# WHAT YOU ARE ASKED TO DO
The data below should be restated word for word, with every picture omitted.

# DATASET CONTENT
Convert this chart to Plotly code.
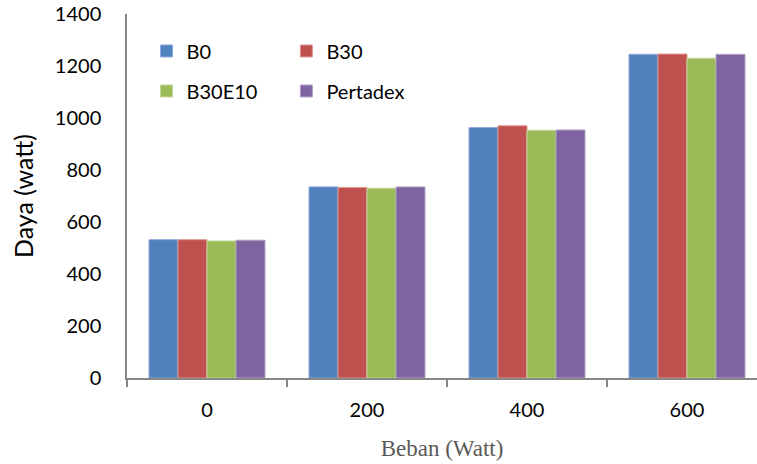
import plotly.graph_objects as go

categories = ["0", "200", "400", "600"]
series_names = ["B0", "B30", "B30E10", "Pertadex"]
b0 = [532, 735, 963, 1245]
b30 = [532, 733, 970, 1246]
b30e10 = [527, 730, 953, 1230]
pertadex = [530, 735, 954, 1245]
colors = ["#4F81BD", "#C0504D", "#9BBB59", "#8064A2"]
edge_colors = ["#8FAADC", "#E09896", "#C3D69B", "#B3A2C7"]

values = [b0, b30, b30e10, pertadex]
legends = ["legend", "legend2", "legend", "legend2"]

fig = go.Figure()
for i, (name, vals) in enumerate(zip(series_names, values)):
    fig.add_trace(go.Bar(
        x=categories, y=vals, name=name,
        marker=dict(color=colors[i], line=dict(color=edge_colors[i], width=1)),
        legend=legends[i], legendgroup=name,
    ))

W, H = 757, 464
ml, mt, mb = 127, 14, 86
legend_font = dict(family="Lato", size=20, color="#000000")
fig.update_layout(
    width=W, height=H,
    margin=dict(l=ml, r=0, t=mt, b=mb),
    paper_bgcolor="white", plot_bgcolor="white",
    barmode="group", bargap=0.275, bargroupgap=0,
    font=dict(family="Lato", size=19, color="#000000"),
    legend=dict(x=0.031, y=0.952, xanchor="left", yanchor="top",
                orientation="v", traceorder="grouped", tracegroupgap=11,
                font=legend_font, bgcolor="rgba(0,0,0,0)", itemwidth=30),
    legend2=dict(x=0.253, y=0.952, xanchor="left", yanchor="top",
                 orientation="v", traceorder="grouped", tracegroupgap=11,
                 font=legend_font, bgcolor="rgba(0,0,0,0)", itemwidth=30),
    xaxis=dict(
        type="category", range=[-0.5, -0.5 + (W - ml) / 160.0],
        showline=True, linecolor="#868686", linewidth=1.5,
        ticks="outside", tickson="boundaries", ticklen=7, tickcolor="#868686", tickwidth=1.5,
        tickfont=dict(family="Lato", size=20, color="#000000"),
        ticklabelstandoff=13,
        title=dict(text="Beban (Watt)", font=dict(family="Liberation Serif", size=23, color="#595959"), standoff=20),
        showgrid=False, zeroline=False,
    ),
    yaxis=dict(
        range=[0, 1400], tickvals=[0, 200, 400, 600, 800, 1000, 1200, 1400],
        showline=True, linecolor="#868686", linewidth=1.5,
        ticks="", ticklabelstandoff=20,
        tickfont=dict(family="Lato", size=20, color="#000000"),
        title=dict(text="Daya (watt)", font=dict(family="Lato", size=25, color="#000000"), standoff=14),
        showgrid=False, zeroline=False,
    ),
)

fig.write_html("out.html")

# TASK ANSWER
Convert this chart to Plotly code.
import plotly.graph_objects as go

categories = ["0", "200", "400", "600"]
series_names = ["B0", "B30", "B30E10", "Pertadex"]
b0 = [532, 735, 963, 1245]
b30 = [532, 733, 970, 1246]
b30e10 = [527, 730, 953, 1230]
pertadex = [530, 735, 954, 1245]
colors = ["#4F81BD", "#C0504D", "#9BBB59", "#8064A2"]
edge_colors = ["#8FAADC", "#E09896", "#C3D69B", "#B3A2C7"]

values = [b0, b30, b30e10, pertadex]
legends = ["legend", "legend2", "legend", "legend2"]

fig = go.Figure()
for i, (name, vals) in enumerate(zip(series_names, values)):
    fig.add_trace(go.Bar(
        x=categories, y=vals, name=name,
        marker=dict(color=colors[i], line=dict(color=edge_colors[i], width=1)),
        legend=legends[i], legendgroup=name,
    ))

W, H = 757, 464
ml, mt, mb = 127, 14, 86
legend_font = dict(family="Lato", size=20, color="#000000")
fig.update_layout(
    width=W, height=H,
    margin=dict(l=ml, r=0, t=mt, b=mb),
    paper_bgcolor="white", plot_bgcolor="white",
    barmode="group", bargap=0.275, bargroupgap=0,
    font=dict(family="Lato", size=19, color="#000000"),
    legend=dict(x=0.031, y=0.952, xanchor="left", yanchor="top",
                orientation="v", traceorder="grouped", tracegroupgap=11,
                font=legend_font, bgcolor="rgba(0,0,0,0)", itemwidth=30),
    legend2=dict(x=0.253, y=0.952, xanchor="left", yanchor="top",
                 orientation="v", traceorder="grouped", tracegroupgap=11,
                 font=legend_font, bgcolor="rgba(0,0,0,0)", itemwidth=30),
    xaxis=dict(
        type="category", range=[-0.5, -0.5 + (W - ml) / 160.0],
        showline=True, linecolor="#868686", linewidth=1.5,
        ticks="outside", tickson="boundaries", ticklen=7, tickcolor="#868686", tickwidth=1.5,
        tickfont=dict(family="Lato", size=20, color="#000000"),
        ticklabelstandoff=13,
        title=dict(text="Beban (Watt)", font=dict(family="Liberation Serif", size=23, color="#595959"), standoff=20),
        showgrid=False, zeroline=False,
    ),
    yaxis=dict(
        range=[0, 1400], tickvals=[0, 200, 400, 600, 800, 1000, 1200, 1400],
        showline=True, linecolor="#868686", linewidth=1.5,
        ticks="", ticklabelstandoff=20,
        tickfont=dict(family="Lato", size=20, color="#000000"),
        title=dict(text="Daya (watt)", font=dict(family="Lato", size=25, color="#000000"), standoff=14),
        showgrid=False, zeroline=False,
    ),
)

fig.write_html("out.html")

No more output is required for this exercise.